Tuesday, December 21, 2010
One Last Adventure
I step onto the tarmac and take a final picture of Bhutan. Then I continue walking towards the airplane. The pilot steps out and reaches his hand out to me, “Madam Kellie, welcome! Come with me.” He is a father of one of my students and recognized me from the tarmac. He escorts me away from Economy where I was headed to executive class, right next to another ELC student. After all the passengers have boarded, the Stewardess tells me that the captain is requesting I follow her to the cockpit.
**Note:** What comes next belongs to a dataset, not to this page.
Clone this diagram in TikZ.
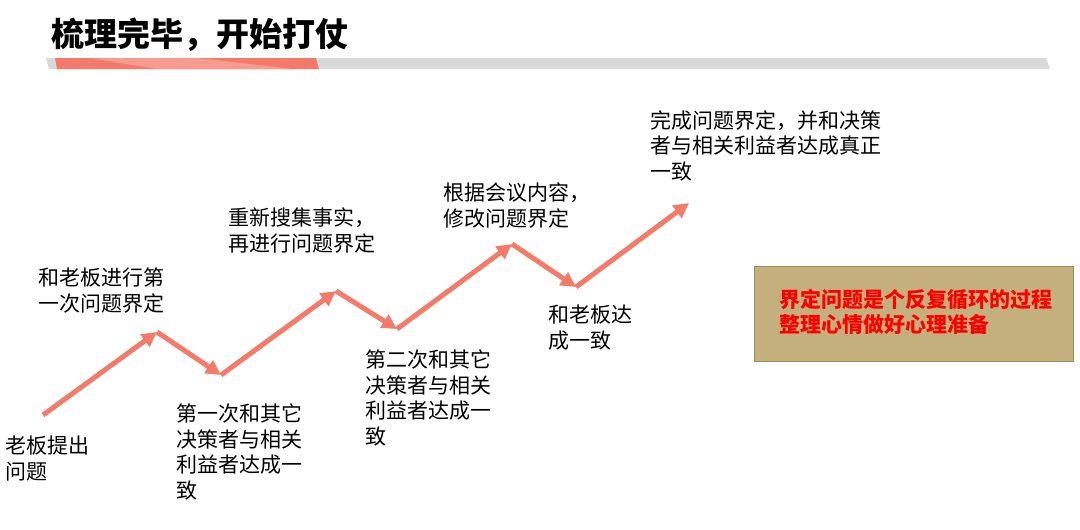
\documentclass[tikz,border=0pt]{standalone}
\usepackage{fontspec}
\newfontfamily\cjk{Noto Sans CJK SC}
\usetikzlibrary{arrows.meta}
\definecolor{arrowred}{HTML}{F47A6A}
\definecolor{barred}{HTML}{F47A6A}
\definecolor{barlight}{HTML}{F89A8E}
\definecolor{bargray}{HTML}{D9D9D9}
\definecolor{boxfill}{HTML}{C4B07C}
\definecolor{boxline}{HTML}{9C8C5C}
\definecolor{txtred}{HTML}{FF0000}
\tikzset{
  lbl/.style={anchor=north west,inner sep=0pt,align=left,font=\cjk\fontsize{21}{25.5}\selectfont,text=black},
  zig/.style={draw=arrowred,line width=5pt,-{Triangle[length=15pt,width=15pt]}},
}
\begin{document}
\begin{tikzpicture}[x=1pt,y=-1pt]
\useasboundingbox (0,0) rectangle (1080,530);
% title
\node[anchor=north west,inner sep=0pt,font=\cjk\bfseries\fontsize{33}{36}\selectfont] (title) at (51,18) {梳理完毕，开始打仗};
% bar
\fill[bargray] (46,58) -- (1046,58) -- (1050,69) -- (49,69) -- cycle;
\fill[barred] (55,58) -- (316,58) -- (319,69) -- (57,69) -- cycle;
\fill[barlight] (90,58) -- (197,58) -- (293,69) -- (157,69) -- cycle;
% zigzag points
\coordinate (p0) at (43,415);
\coordinate (p1) at (157,332);
\coordinate (p2) at (221,375);
\coordinate (p3) at (336,291);
\coordinate (p4) at (397,329);
\coordinate (p5) at (512,244);
\coordinate (p6) at (576,287);
\coordinate (p7) at (689,203);
\draw[zig] (p0) -- (p1);
\draw[zig] (p1) -- (p2);
\draw[zig] (p2) -- (p3);
\draw[zig] (p3) -- (p4);
\draw[zig] (p4) -- (p5);
\draw[zig] (p5) -- (p6);
\draw[zig] (p6) -- (p7);
% labels
\node[lbl] (l0) at (5,436) {老板提出\\问题};
\node[lbl] (l1) at (38,268) {和老板进行第\\一次问题界定};
\node[lbl] (l2) at (176,404) {第一次和其它\\决策者与相关\\利益者达成一\\致};
\node[lbl] (l3) at (228,208) {重新搜集事实，\\再进行问题界定};
\node[lbl] (l4) at (365,350) {第二次和其它\\决策者与相关\\利益者达成一\\致};
\node[lbl] (l5) at (443,183) {根据会议内容，\\修改问题界定};
\node[lbl] (l6) at (548,305) {和老板达\\成一致};
\node[lbl] (l7) at (650,110) {完成问题界定，并和决策\\者与相关利益者达成真正\\一致};
% box
\node[draw=boxline,fill=boxfill,line width=1.2pt,minimum width=319pt,minimum height=95pt,anchor=north west,inner sep=0pt] (box) at (754,266) {};
\node[anchor=west,inner sep=0pt,align=left,font=\cjk\bfseries\fontsize{21}{25}\selectfont,text=txtred] (boxtxt) at (779,312) {界定问题是个反复循环的过程\\整理心情做好心理准备};
\end{tikzpicture}
\end{document}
I thought that I would get a quick view and then be escorted back to my seat, but no, they strap me into a seat right in the center, happy strap and all.
As we shuttle down the runway the pilot explains the wind direction and how complicated it is to land and take off in Paro. The tower gives the final okay and he turns to me, “Are you ready?” The engines start roaring. Am I really leaving Bhutan in the cockpit of a jet? We speed down the runaway and I crane my neck to take in every last view. The sky couldn’t be more blue. We rise into the air and the pilot points out a tiny Tiger’s Nest beneath us. Having this jet last time I hiked it would have been very convenient. In the distance appears Kachanchunga, the highest mountain in India and the third highest peak in the world. Surfacing above the clouds in the far distance is Everest.
Soon everything is silent and we start talking about his daughter and the quality of secondary schools in Thimphu, his sister living in New York City. As if he’s not flying a plane full of people. As if we aren’t surrounded by the highest, most glorious peaks on the planet. As if we aren’t soaring as high as the atmosphere will let us. “How long will you be in Bangkok?” he asks. “Oh, I’m actually not getting off in Bangkok, I’m getting off in India.”
So before heading back to the US to settle down, get married, have some kids, learn to cook (just kidding grandma, you wish), I will be settling in India. My plan is to realize my dream of becoming an ambulant salesperson selling shell roti and fireworks. I will work one week a year during Diwali and live off the profits the rest of the year. Just kidding again. But I am going to India. The plan is to drink tea in Darjeeling, take a photo in Princess Diana’s pose at the Taj Mahal, and who knows what I will do with myself in Delhi.
The Bhutanese do not agree with this decision:
“They cut off people’s heads for American passports in Delhi.”
“You should duct-tape your money to your inner thigh and lock yourself in your hotel room. Don’t come out for ANYTHING.”
Bhutanese: “ Once, my friend went to India.” Me:“Oh, how did she enjoy it?” Bhutanese: “Nobody ever saw her again.”
“The strongest man I know was drugged and robbed at the train station in India. They took his leather jacket. He never got it back.”
But before I can be consumed by the India subcontinent and all the unsavory creatures that dwell there, I would like to say thank you for reading and I’ll miss you. From the sound of things, it is more likely for me to come back dead than alive.